Figure 9 – Example motor driver module API
For motor drivers with register maps, the number of registers will vary with motor driver. The above snippet is a generic API that updates any registers in the DRV device. The user can manipulate any register or bit fields with a single generic API. The user can build a number of APIs that updates the bit fields based on their application needs.
Another type of motor driver API is voltage and current sensing, which is dependent on the hardware and current sensing of the motor driver. For example, the DRV8316 hardware includes resistor dividers for voltage sensing, and the DRV8316 includes current sense amplifiers with programmable gain and a pre-set voltage reference. The APIs for module current and module voltage are generically used to read back the motor voltage or motor current respectively depending on the input parameters, such as scale factors, voltage references, voltage bias, and amplifier gain.

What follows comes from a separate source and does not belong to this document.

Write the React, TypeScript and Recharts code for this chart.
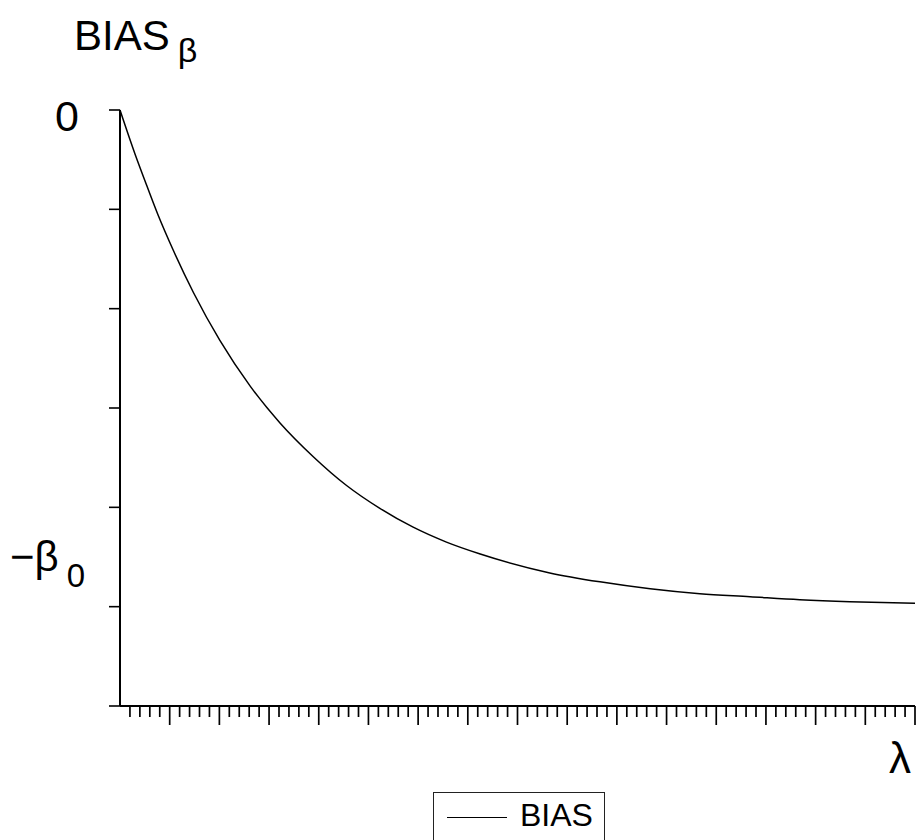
import React from "react";
import { LineChart, Line, XAxis, YAxis, Legend, Label } from "recharts";

// λ (axis units) and BIAS_β; −β0 sits at -5
const lambda = [0, 0.3, 0.5, 0.76, 1.07, 1.48, 2.01, 2.62, 3.22, 3.89, 4.56, 5.23, 5.9, 6.57, 7.25, 8.65, 9.66, 10.67, 11.67, 12.68, 13.68, 14.69, 16];
const bias = [0, -0.44, -0.71, -1.05, -1.41, -1.84, -2.32, -2.78, -3.15, -3.49, -3.78, -4.01, -4.2, -4.35, -4.47, -4.66, -4.75, -4.82, -4.87, -4.9, -4.93, -4.95, -4.965];

const yTicks = [-6, -5, -4, -3, -2, -1, 0];
const yTickLabels = ["", "−β", "", "", "", "", "0"];
const xTicks = Array.from({ length: 80 }, (_, i) => (i + 1) / 5);

const data = lambda.map((l, i) => ({ lambda: l, bias: bias[i] }));

const FONT = "'Liberation Sans', Arial, sans-serif";

function YTick(props: any) {
  const { y, payload } = props;
  const label = yTickLabels[yTicks.indexOf(payload.value)];
  if (!label) return null;
  if (payload.value === 0) {
    return (
      <text x={79} y={y + 21} textAnchor="end" fontSize={43} fontFamily={FONT} fill="#000">
        {label}
      </text>
    );
  }
  return (
    <text x={10} y={y - 36} fontSize={42} fontFamily={FONT} fill="#000">
      {label}
      <tspan dx={8} dy={16} fontSize={33}>0</tspan>
    </text>
  );
}

function XTick(props: any) {
  const { x, y, payload } = props;
  const v = payload.value;
  const major = Math.abs(v - Math.round(v)) < 1e-6;
  return <line x1={x} x2={x} y1={y} y2={y + (major ? 19 : 11)} stroke="#000" strokeWidth={1.7} />;
}

function LegendBox() {
  return (
    <div
      style={{
        boxSizing: "border-box",
        width: 172,
        height: 70,
        border: "1.6px solid #222",
        background: "#fff",
        position: "relative",
        fontFamily: FONT,
      }}
    >
      <div style={{ position: "absolute", left: 13, top: 24, width: 60, borderTop: "1.5px solid #000" }} />
      <div style={{ position: "absolute", left: 86, top: 4, fontSize: 32, lineHeight: "36px" }}>BIAS</div>
    </div>
  );
}

export default function App() {
  return (
    <div style={{ position: "absolute", left: 0, top: 0, width: 921, height: 840, overflow: "hidden", background: "#fff" }}>
      <LineChart width={921} height={840} data={data} margin={{ top: 110, right: 6, bottom: 104, left: 0 }}>
        <XAxis
          dataKey="lambda"
          type="number"
          domain={[0, 16]}
          ticks={xTicks}
          interval={0}
          height={30}
          tickSize={0}
          tickMargin={0}
          tickLine={false}
          tick={<XTick />}
          axisLine={{ stroke: "#000", strokeWidth: 2 }}
        >
          <Label
            content={() => (
              <text x={889} y={773} fontSize={44} fontFamily={FONT} fill="#000">
                λ
              </text>
            )}
          />
        </XAxis>
        <YAxis
          type="number"
          domain={[-6, 0]}
          ticks={yTicks}
          interval={0}
          width={120}
          tickSize={11}
          tickLine={{ stroke: "#000", strokeWidth: 1.6 }}
          tick={<YTick />}
          axisLine={{ stroke: "#000", strokeWidth: 2 }}
        >
          <Label
            content={() => (
              <text x={74} y={50} fontSize={42} fontFamily={FONT} fill="#000">
                BIAS
                <tspan dx={8} dy={12} fontSize={34}>β</tspan>
              </text>
            )}
          />
        </YAxis>
        <Legend
          layout="horizontal"
          verticalAlign="middle"
          align="center"
          content={<LegendBox />}
          wrapperStyle={{ left: 433, top: 792, width: 172, height: 70 }}
        />
        <Line
          type="monotone"
          dataKey="bias"
          name="BIAS"
          stroke="#000"
          strokeWidth={1.5}
          dot={false}
          isAnimationActive={false}
        />
      </LineChart>
    </div>
  );
}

4. Hall-sensored Trap Module¶
The Hall-sensored Trap (halltrap) module consists of hall-based sensored trapezoidal algorithm for BLDC motor control. This layer takes care of updating the PWM based on the hall feedback. The code contains an API that reads digital Hall signal feedback and updates the PWM. This API is used to update the PWM.
Figure 10 – Halltrap module PWM update API
The halltrap module is unaware of the driver module used. This module can be used with any driver module without changing the code in it as long as the user maps the GPIO enums to which hall sensors are connected.
Figure 11 - Hall sensor pins to HAL pins
5. Application Layer¶
This layer contains user specific code. The user needs to specify the driver instance (i.e. DRV8316) halltrap instance and ensure that all pins are mapped correctly. The user can use the motor driver module and halltrap module APIs and to perform any hardware specific actions HAL APIs can be used.